DATA EXTRACT:
* BEGIN *

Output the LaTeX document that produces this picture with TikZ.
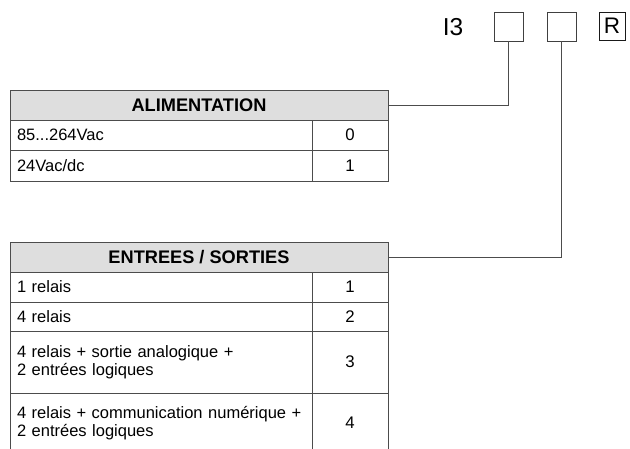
\documentclass[tikz,border=0pt]{standalone}
\usepackage{fontspec}
\setmainfont{Liberation Sans}
\usepackage{xcolor}
\usetikzlibrary{positioning}

\begin{document}
\begin{tikzpicture}[
    x=1pt, y=-1pt,
    hdr/.style={
        rectangle, draw=black!70, fill=black!13,
        minimum width=378pt, minimum height=30pt,
        inner sep=0pt, outer sep=0pt, anchor=north west,
        font=\fontsize{18.2}{20}\selectfont\bfseries, line width=0.9pt
    },
    lcell/.style={
        rectangle, draw=black!70,
        text width=288pt, inner xsep=7pt, inner ysep=0pt, outer sep=0pt,
        align=left, anchor=north west,
        font=\fontsize{16.5}{18.5}\selectfont, line width=0.9pt
    },
    ncell/.style={
        rectangle, draw=black!70,
        minimum width=76pt, inner sep=0pt, outer sep=0pt,
        anchor=north west,
        font=\fontsize{16.8}{18.5}\selectfont, line width=0.9pt
    },
    digit/.style={
        rectangle, draw=black!75,
        minimum width=29pt, minimum height=29pt,
        inner sep=0pt, outer sep=0pt, line width=0.9pt
    },
    link/.style={
        line width=0.9pt, color=black!70
    }
]
\useasboundingbox (0,0) rectangle (630,448);

% Nodes
\node[font=\fontsize{24.5}{24}\selectfont] (model) at (453,27) {I3};
\node[digit] (d1) at (508.5,26.5) {};
\node[digit] (d2) at (561.5,26.5) {};
\node[digit, draw=black!90, minimum width=26pt, minimum height=28pt,
      font=\fontsize{22.5}{22}\selectfont] (dr) at (612,26) {R};

\node[hdr] (alim) at (10,90) {ALIMENTATION};
\node[lcell, minimum height=30pt] (a0) at (alim.south west) {85...264Vac};
\node[ncell, minimum height=30pt] (c0) at (a0.north east) {0};
\node[lcell, minimum height=31pt] (a1) at (a0.south west) {24Vac/dc};
\node[ncell, minimum height=31pt] (c1) at (a1.north east) {1};

\node[hdr] (io) at (10,242) {ENTREES / SORTIES};
\node[lcell, minimum height=30pt] (e1) at (io.south west) {1 relais};
\node[ncell, minimum height=30pt] (n1) at (e1.north east) {1};
\node[lcell, minimum height=29pt] (e2) at (e1.south west) {4 relais};
\node[ncell, minimum height=29pt] (n2) at (e2.north east) {2};
\node[lcell, minimum height=62pt] (e3) at (e2.south west) {4 relais + sortie analogique +\\2 entrées logiques};
\node[ncell, minimum height=62pt] (n3) at (e3.north east) {3};
\node[lcell, minimum height=60pt] (e4) at (e3.south west) {4 relais + communication numérique +\\2 entrées logiques};
\node[ncell, minimum height=60pt] (n4) at (e4.north east) {4};

% Arrows
\draw[link] (d1.south) |- (alim.east);
\draw[link] (d2.south) |- (io.east);

\end{tikzpicture}
\end{document}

* END *

AIM:
Repeat the material above in full and exactly, apart from the pictures.

TASK SOLUTION:
Output the LaTeX document that produces this picture with TikZ.
\documentclass[tikz,border=0pt]{standalone}
\usepackage{fontspec}
\setmainfont{Liberation Sans}
\usepackage{xcolor}
\usetikzlibrary{positioning}

\begin{document}
\begin{tikzpicture}[
    x=1pt, y=-1pt,
    hdr/.style={
        rectangle, draw=black!70, fill=black!13,
        minimum width=378pt, minimum height=30pt,
        inner sep=0pt, outer sep=0pt, anchor=north west,
        font=\fontsize{18.2}{20}\selectfont\bfseries, line width=0.9pt
    },
    lcell/.style={
        rectangle, draw=black!70,
        text width=288pt, inner xsep=7pt, inner ysep=0pt, outer sep=0pt,
        align=left, anchor=north west,
        font=\fontsize{16.5}{18.5}\selectfont, line width=0.9pt
    },
    ncell/.style={
        rectangle, draw=black!70,
        minimum width=76pt, inner sep=0pt, outer sep=0pt,
        anchor=north west,
        font=\fontsize{16.8}{18.5}\selectfont, line width=0.9pt
    },
    digit/.style={
        rectangle, draw=black!75,
        minimum width=29pt, minimum height=29pt,
        inner sep=0pt, outer sep=0pt, line width=0.9pt
    },
    link/.style={
        line width=0.9pt, color=black!70
    }
]
\useasboundingbox (0,0) rectangle (630,448);

% Nodes
\node[font=\fontsize{24.5}{24}\selectfont] (model) at (453,27) {I3};
\node[digit] (d1) at (508.5,26.5) {};
\node[digit] (d2) at (561.5,26.5) {};
\node[digit, draw=black!90, minimum width=26pt, minimum height=28pt,
      font=\fontsize{22.5}{22}\selectfont] (dr) at (612,26) {R};

\node[hdr] (alim) at (10,90) {ALIMENTATION};
\node[lcell, minimum height=30pt] (a0) at (alim.south west) {85...264Vac};
\node[ncell, minimum height=30pt] (c0) at (a0.north east) {0};
\node[lcell, minimum height=31pt] (a1) at (a0.south west) {24Vac/dc};
\node[ncell, minimum height=31pt] (c1) at (a1.north east) {1};

\node[hdr] (io) at (10,242) {ENTREES / SORTIES};
\node[lcell, minimum height=30pt] (e1) at (io.south west) {1 relais};
\node[ncell, minimum height=30pt] (n1) at (e1.north east) {1};
\node[lcell, minimum height=29pt] (e2) at (e1.south west) {4 relais};
\node[ncell, minimum height=29pt] (n2) at (e2.north east) {2};
\node[lcell, minimum height=62pt] (e3) at (e2.south west) {4 relais + sortie analogique +\\2 entrées logiques};
\node[ncell, minimum height=62pt] (n3) at (e3.north east) {3};
\node[lcell, minimum height=60pt] (e4) at (e3.south west) {4 relais + communication numérique +\\2 entrées logiques};
\node[ncell, minimum height=60pt] (n4) at (e4.north east) {4};

% Arrows
\draw[link] (d1.south) |- (alim.east);
\draw[link] (d2.south) |- (io.east);

\end{tikzpicture}
\end{document}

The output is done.